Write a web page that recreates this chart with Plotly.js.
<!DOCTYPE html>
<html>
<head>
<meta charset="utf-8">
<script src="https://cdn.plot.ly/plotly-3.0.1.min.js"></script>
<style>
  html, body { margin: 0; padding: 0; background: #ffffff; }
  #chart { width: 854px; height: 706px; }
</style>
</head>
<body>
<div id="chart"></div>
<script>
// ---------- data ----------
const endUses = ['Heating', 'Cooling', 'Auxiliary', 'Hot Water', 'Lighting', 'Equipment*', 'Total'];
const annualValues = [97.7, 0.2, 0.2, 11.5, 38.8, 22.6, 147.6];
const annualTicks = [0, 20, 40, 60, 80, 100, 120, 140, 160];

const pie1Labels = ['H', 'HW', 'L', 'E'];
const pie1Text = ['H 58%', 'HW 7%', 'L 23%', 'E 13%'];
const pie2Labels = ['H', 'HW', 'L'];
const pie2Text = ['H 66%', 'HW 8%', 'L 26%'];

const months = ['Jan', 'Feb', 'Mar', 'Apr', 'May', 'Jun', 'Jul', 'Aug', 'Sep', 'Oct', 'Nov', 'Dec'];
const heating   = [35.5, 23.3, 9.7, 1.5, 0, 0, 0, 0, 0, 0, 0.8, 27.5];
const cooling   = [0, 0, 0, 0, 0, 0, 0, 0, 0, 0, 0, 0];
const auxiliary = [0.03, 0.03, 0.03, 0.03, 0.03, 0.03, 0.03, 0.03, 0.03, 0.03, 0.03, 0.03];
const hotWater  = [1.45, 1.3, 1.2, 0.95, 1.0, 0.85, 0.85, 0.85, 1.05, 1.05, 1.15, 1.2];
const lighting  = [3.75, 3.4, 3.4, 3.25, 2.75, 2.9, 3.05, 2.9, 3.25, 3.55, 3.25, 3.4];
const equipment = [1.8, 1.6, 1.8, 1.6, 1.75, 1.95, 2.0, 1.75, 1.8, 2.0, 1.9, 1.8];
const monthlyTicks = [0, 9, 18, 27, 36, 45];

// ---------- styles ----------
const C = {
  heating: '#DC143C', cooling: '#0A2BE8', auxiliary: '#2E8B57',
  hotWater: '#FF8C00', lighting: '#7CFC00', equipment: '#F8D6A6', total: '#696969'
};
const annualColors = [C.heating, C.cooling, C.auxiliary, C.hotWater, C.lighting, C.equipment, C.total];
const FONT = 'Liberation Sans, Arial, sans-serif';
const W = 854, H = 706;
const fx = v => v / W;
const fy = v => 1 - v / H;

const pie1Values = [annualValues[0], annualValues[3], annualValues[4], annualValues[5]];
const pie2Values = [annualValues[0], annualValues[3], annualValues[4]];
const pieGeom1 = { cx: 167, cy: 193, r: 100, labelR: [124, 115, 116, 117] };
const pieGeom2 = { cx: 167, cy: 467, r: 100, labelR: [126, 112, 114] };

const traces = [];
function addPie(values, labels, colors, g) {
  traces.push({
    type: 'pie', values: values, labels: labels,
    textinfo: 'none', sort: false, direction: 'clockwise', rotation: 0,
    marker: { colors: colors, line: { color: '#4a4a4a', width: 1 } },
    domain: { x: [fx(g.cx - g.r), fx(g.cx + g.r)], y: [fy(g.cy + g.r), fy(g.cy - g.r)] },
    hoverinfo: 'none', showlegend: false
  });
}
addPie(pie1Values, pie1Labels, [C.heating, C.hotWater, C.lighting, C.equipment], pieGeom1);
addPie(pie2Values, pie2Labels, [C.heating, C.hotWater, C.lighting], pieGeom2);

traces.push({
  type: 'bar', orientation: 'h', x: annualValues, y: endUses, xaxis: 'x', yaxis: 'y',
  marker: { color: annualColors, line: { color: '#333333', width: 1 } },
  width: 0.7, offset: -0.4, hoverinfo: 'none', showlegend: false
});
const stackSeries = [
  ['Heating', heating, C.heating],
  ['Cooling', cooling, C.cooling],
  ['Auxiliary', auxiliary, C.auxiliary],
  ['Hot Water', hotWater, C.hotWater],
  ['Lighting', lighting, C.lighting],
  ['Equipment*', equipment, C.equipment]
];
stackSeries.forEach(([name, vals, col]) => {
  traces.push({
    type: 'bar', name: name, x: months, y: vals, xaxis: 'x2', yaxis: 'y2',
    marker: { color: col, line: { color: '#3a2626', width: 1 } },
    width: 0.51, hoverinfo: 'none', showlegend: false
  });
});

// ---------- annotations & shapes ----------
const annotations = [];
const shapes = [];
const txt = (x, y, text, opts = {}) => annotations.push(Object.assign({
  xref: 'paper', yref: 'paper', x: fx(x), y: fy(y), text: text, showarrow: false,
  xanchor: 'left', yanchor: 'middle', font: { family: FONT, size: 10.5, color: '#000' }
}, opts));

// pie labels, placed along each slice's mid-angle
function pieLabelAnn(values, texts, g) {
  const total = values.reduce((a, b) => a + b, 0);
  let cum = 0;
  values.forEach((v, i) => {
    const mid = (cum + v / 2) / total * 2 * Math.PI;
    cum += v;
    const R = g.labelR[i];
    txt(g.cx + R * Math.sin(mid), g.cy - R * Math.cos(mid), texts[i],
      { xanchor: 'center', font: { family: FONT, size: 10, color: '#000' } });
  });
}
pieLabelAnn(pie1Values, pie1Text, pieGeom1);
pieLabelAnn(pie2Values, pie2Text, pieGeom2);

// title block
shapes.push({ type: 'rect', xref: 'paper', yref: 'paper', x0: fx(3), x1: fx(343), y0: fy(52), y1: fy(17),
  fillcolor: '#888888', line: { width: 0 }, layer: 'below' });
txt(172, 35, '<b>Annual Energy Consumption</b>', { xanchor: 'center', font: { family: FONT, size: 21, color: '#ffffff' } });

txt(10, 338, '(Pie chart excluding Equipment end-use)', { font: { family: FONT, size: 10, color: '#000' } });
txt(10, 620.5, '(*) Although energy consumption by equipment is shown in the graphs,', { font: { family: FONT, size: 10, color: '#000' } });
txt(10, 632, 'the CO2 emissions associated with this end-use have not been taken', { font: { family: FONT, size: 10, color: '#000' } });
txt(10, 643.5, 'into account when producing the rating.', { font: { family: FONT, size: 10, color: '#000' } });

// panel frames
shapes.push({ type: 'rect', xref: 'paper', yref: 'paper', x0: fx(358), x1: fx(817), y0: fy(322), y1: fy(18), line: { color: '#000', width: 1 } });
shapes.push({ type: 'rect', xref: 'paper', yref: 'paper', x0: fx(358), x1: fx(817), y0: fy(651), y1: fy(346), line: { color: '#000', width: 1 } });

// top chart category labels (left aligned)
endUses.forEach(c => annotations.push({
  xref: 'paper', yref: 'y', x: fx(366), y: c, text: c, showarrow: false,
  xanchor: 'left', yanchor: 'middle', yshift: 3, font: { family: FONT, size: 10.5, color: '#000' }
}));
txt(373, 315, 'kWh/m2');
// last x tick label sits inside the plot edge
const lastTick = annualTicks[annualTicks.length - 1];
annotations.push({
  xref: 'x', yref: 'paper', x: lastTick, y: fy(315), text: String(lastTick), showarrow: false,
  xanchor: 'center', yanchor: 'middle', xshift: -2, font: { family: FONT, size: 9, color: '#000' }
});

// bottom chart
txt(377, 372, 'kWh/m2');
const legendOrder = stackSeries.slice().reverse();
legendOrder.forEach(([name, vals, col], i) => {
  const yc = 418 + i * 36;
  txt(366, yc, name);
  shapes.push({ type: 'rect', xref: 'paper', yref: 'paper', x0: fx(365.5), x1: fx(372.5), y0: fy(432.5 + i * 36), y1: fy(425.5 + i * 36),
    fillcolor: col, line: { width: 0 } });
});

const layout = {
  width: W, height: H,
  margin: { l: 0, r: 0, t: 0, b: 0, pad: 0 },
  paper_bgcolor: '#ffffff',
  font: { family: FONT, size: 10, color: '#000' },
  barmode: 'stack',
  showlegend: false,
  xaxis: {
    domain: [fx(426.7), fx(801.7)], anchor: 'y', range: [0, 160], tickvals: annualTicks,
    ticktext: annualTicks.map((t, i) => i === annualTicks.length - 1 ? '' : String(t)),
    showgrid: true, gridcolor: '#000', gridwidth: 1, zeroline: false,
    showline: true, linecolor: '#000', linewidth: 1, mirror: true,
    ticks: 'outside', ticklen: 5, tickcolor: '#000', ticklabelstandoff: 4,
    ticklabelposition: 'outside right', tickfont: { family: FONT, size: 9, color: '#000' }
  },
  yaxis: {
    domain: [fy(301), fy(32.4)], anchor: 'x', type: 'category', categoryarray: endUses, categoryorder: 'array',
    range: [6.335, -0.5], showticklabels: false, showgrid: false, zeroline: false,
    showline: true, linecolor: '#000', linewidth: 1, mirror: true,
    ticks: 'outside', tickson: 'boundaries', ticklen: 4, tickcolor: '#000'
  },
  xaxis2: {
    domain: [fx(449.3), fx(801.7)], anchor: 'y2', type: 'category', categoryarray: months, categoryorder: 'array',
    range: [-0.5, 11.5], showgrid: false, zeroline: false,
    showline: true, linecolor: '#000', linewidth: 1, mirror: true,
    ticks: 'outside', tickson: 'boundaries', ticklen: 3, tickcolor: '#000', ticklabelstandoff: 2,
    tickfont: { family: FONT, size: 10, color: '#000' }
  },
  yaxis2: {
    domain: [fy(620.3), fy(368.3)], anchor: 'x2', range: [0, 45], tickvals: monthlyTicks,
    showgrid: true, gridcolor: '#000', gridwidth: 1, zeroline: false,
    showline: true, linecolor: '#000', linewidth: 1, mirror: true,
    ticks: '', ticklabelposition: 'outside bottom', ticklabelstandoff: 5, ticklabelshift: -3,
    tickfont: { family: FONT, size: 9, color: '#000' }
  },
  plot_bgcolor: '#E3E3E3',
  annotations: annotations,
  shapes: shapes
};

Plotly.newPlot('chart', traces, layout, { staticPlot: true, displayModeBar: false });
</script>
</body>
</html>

.....

Given request: Beginning at the top of the data, extract each line through the line containing "120, 140, 160];" and return those lines exactly, with nothing added.

Solved problem:
Write a web page that recreates this chart with Plotly.js.
<!DOCTYPE html>
<html>
<head>
<meta charset="utf-8">
<script src="https://cdn.plot.ly/plotly-3.0.1.min.js"></script>
<style>
  html, body { margin: 0; padding: 0; background: #ffffff; }
  #chart { width: 854px; height: 706px; }
</style>
</head>
<body>
<div id="chart"></div>
<script>
// ---------- data ----------
const endUses = ['Heating', 'Cooling', 'Auxiliary', 'Hot Water', 'Lighting', 'Equipment*', 'Total'];
const annualValues = [97.7, 0.2, 0.2, 11.5, 38.8, 22.6, 147.6];
const annualTicks = [0, 20, 40, 60, 80, 100, 120, 140, 160];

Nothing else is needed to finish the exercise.